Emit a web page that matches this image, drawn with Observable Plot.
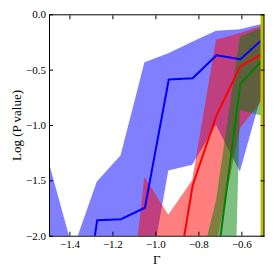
<!DOCTYPE html>
<html><head><meta charset="utf-8">
<script src="https://cdn.jsdelivr.net/npm/d3@7"></script>
<script src="https://cdn.jsdelivr.net/npm/@observablehq/plot@0.6"></script>
<style>
body{margin:0;background:#fff}
#chart svg{font-family:"Liberation Serif",serif}
#chart [aria-label="y-axis label"] text,#chart [aria-label="x-axis label"] text{font-size:13px}
</style>
</head><body><div id="chart"></div>
<script>
// Γ grid (x values)
const gamma = [-1.495, -1.384, -1.273, -1.162, -1.051, -0.940, -0.829, -0.718, -0.607, -0.497];
// blue series
const blueMean  = [-4, -3.3, -1.855, -1.846, -1.743, -0.584, -0.573, -0.365, -0.401, -0.209];
const blueUpper = [-1.345, -2.128, -1.512, -1.274, -0.434, -0.352, -0.247, -0.148, -0.135, -0.082];
const blueLower = [-5, -5, -5, -5, -2.63, -1.41, -1.36, -1.0, -1.42, -0.66];
// red series
const redMean  = [-6, -6, -6, -6, -6, -2.84, -1.542, -0.909, -0.464, -0.343];
const redUpper = [-5, -5, -5, -3.37, -1.467, -1.81, -1.5, -0.23, -0.17, -0.10];
const redLower = [-6, -6, -6, -6, -6, -6, -6, -2.09, -1.03, -0.76];
// green series
const greenMean  = [-6, -6, -6, -6, -6, -6, -6, -2.28, -0.623, -0.394];
const greenUpper = [-6, -6, -6, -6, -6, -6, -2.56, -1.68, -0.2, -0.114];
const greenLower = [-9, -9, -9, -9, -9, -9, -9, -9, -0.865, -0.918];
// vertical marker
const cutoff = [-0.505];
// ticks
const xTicks = [-1.4, -1.2, -1.0, -0.8, -0.6];
const yTicks = [0, -0.5, -1.0, -1.5, -2.0];

const series = [
  {name: "blue", color: "#0000ff", mean: blueMean, lo: blueLower, hi: blueUpper},
  {name: "red", color: "#ff0000", mean: redMean, lo: redLower, hi: redUpper},
  {name: "green", color: "#008000", mean: greenMean, lo: greenLower, hi: greenUpper}
];
const rows = s => gamma.map((g, i) => ({g, m: s.mean[i], lo: s.lo[i], hi: s.hi[i]}));

const fmt = d3.format(".1f");
const marks = [];
for (const s of series) {
  marks.push(Plot.areaY(rows(s), {x: "g", y1: "lo", y2: "hi", fill: s.color, fillOpacity: 0.5, clip: true}));
}
for (const s of series) {
  marks.push(Plot.line(rows(s), {x: "g", y: "m", stroke: s.color, strokeWidth: 2, clip: true}));
}
marks.push(Plot.ruleX(cutoff, {x: d => d, stroke: "#bfbf00", strokeWidth: 3.5}));
marks.push(Plot.frame({stroke: "#000", strokeWidth: 1}));
marks.push(Plot.axisX(xTicks, {anchor: "bottom", tickSize: -4, tickPadding: 7.5, tickFormat: fmt, label: "Γ", labelAnchor: "center", labelArrow: "none", labelOffset: 27.5}));
marks.push(Plot.axisX(xTicks, {anchor: "top", tickSize: -4, tickFormat: () => "", label: null}));
marks.push(Plot.axisY(yTicks, {anchor: "left", tickSize: -4, tickPadding: 7.5, tickFormat: fmt, label: "Log (P value)", labelAnchor: "center", labelArrow: "none", labelOffset: 38}));
marks.push(Plot.axisY(yTicks, {anchor: "right", tickSize: -4, tickFormat: () => "", label: null}));

const chart = Plot.plot({
  width: 274, height: 274,
  marginLeft: 49, marginRight: 10.5, marginTop: 14.3, marginBottom: 38.3,
  style: {fontFamily: "Liberation Serif, serif", fontSize: "11px", background: "#fff", color: "#000"},
  x: {domain: [-1.495, -0.497]},
  y: {domain: [-2, 0]},
  marks
});
document.getElementById("chart").appendChild(chart);
</script>
</body></html>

───

### Work to be completed:
Reproduce the material word for word, minus the images.

### Solution to this exercise:
Emit a web page that matches this image, drawn with Observable Plot.
<!DOCTYPE html>
<html><head><meta charset="utf-8">
<script src="https://cdn.jsdelivr.net/npm/d3@7"></script>
<script src="https://cdn.jsdelivr.net/npm/@observablehq/plot@0.6"></script>
<style>
body{margin:0;background:#fff}
#chart svg{font-family:"Liberation Serif",serif}
#chart [aria-label="y-axis label"] text,#chart [aria-label="x-axis label"] text{font-size:13px}
</style>
</head><body><div id="chart"></div>
<script>
// Γ grid (x values)
const gamma = [-1.495, -1.384, -1.273, -1.162, -1.051, -0.940, -0.829, -0.718, -0.607, -0.497];
// blue series
const blueMean  = [-4, -3.3, -1.855, -1.846, -1.743, -0.584, -0.573, -0.365, -0.401, -0.209];
const blueUpper = [-1.345, -2.128, -1.512, -1.274, -0.434, -0.352, -0.247, -0.148, -0.135, -0.082];
const blueLower = [-5, -5, -5, -5, -2.63, -1.41, -1.36, -1.0, -1.42, -0.66];
// red series
const redMean  = [-6, -6, -6, -6, -6, -2.84, -1.542, -0.909, -0.464, -0.343];
const redUpper = [-5, -5, -5, -3.37, -1.467, -1.81, -1.5, -0.23, -0.17, -0.10];
const redLower = [-6, -6, -6, -6, -6, -6, -6, -2.09, -1.03, -0.76];
// green series
const greenMean  = [-6, -6, -6, -6, -6, -6, -6, -2.28, -0.623, -0.394];
const greenUpper = [-6, -6, -6, -6, -6, -6, -2.56, -1.68, -0.2, -0.114];
const greenLower = [-9, -9, -9, -9, -9, -9, -9, -9, -0.865, -0.918];
// vertical marker
const cutoff = [-0.505];
// ticks
const xTicks = [-1.4, -1.2, -1.0, -0.8, -0.6];
const yTicks = [0, -0.5, -1.0, -1.5, -2.0];

const series = [
  {name: "blue", color: "#0000ff", mean: blueMean, lo: blueLower, hi: blueUpper},
  {name: "red", color: "#ff0000", mean: redMean, lo: redLower, hi: redUpper},
  {name: "green", color: "#008000", mean: greenMean, lo: greenLower, hi: greenUpper}
];
const rows = s => gamma.map((g, i) => ({g, m: s.mean[i], lo: s.lo[i], hi: s.hi[i]}));

const fmt = d3.format(".1f");
const marks = [];
for (const s of series) {
  marks.push(Plot.areaY(rows(s), {x: "g", y1: "lo", y2: "hi", fill: s.color, fillOpacity: 0.5, clip: true}));
}
for (const s of series) {
  marks.push(Plot.line(rows(s), {x: "g", y: "m", stroke: s.color, strokeWidth: 2, clip: true}));
}
marks.push(Plot.ruleX(cutoff, {x: d => d, stroke: "#bfbf00", strokeWidth: 3.5}));
marks.push(Plot.frame({stroke: "#000", strokeWidth: 1}));
marks.push(Plot.axisX(xTicks, {anchor: "bottom", tickSize: -4, tickPadding: 7.5, tickFormat: fmt, label: "Γ", labelAnchor: "center", labelArrow: "none", labelOffset: 27.5}));
marks.push(Plot.axisX(xTicks, {anchor: "top", tickSize: -4, tickFormat: () => "", label: null}));
marks.push(Plot.axisY(yTicks, {anchor: "left", tickSize: -4, tickPadding: 7.5, tickFormat: fmt, label: "Log (P value)", labelAnchor: "center", labelArrow: "none", labelOffset: 38}));
marks.push(Plot.axisY(yTicks, {anchor: "right", tickSize: -4, tickFormat: () => "", label: null}));

const chart = Plot.plot({
  width: 274, height: 274,
  marginLeft: 49, marginRight: 10.5, marginTop: 14.3, marginBottom: 38.3,
  style: {fontFamily: "Liberation Serif, serif", fontSize: "11px", background: "#fff", color: "#000"},
  x: {domain: [-1.495, -0.497]},
  y: {domain: [-2, 0]},
  marks
});
document.getElementById("chart").appendChild(chart);
</script>
</body></html>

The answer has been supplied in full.